Habe ich einen Menschen, der mich so zurechtweist, dass ich es annehmen und umkehren kann?
Habe ich einen Menschen, der mich so zurechtweist, dass ich es annehmen und umkehren kann?
Mag. Josef Grünwidl schreibt über das Evangelium vom 7. September 2014.
Es ist leichter, beide Augen zuzudrücken und wegzuschauen, als sich mit dem Fehlverhalten eines Menschen zu beschäftigen, um ihm zu helfen. In der Gemeindeordnung des Matthäusevangeliums (Mt 18,15-20) wird die Verantwortung füreinander als konkrete Anwendung des Gleichnisses vom verirrten Schaf (Mt 18,12-14) thematisiert.
Wie ein Hirt das verirrte Schaf sucht, so geht Christus uns Verlorenen und Verirrten geduldig nach. Die in seinem Namen versammelte Gemeinde darf nicht zuschauen, wenn jemand in sein Unglück rennt, denn alle Getauften haben ein Hirtencharisma.
Überheblichkeit, Kritiksucht und Besserwisserei sind einem guten Hirten fremd. Bequemlichkeit und Angst vor Scherereien halten ihn nicht davon ab, Verantwortung für andere zu übernehmen und sich einzumischen. Das ehrliche, positive Kritikgespräch mit der Schwester und dem Bruder auf Augenhöhe, diskret und ohne Aufsehen gehört zu den schwersten Übungen der Nächstenliebe.
Nicht über den Betroffenen, sondern mit ihm reden. Fehler nicht verbreiten und weitererzählen, sondern mithelfen, dass sie aus der Welt geschafft werden. Sollten alle Kommunikationsversuche scheitern, bleibt als letzte Konsequenz die Exkommunikation. Die Gemeinde kann Grenzen ziehen, um die Einheit mit Christus und die Verbundenheit untereinander zu schützen.

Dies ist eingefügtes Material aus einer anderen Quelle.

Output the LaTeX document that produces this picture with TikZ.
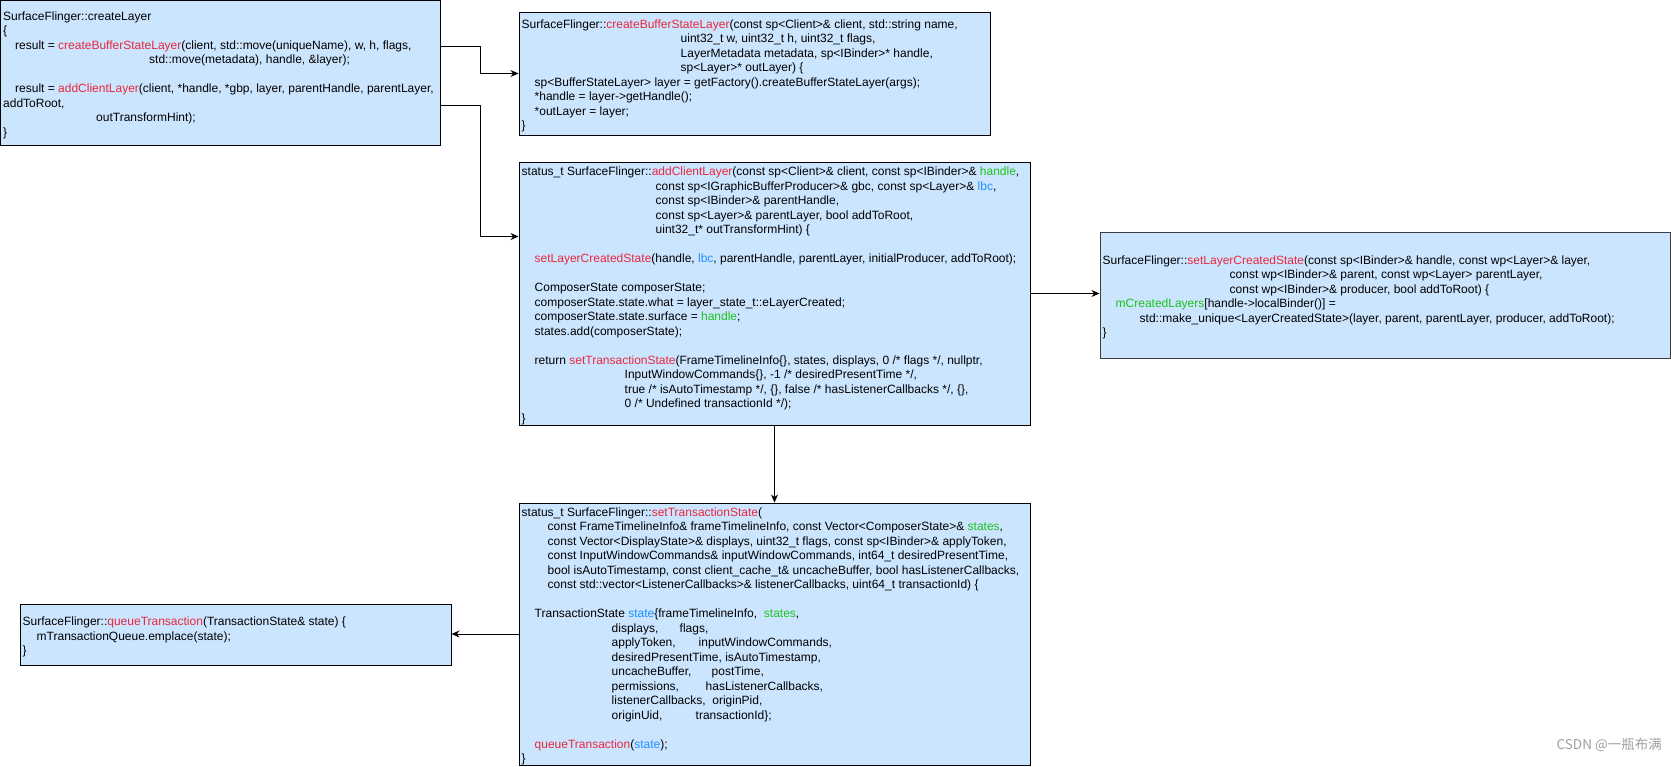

Die Gemeindeordnung des Matthäusevangeliums zeichnet das Bild von einer Kirche, in der Verirrte und Sünder ernstgenommen, nicht übersehen oder abgeschrieben werden, sondern eine neue Chance bekommen. Das gelingt weniger durch Sanktionen als vielmehr durch das Gebet und das geduldige, geschwisterliche Gespräch.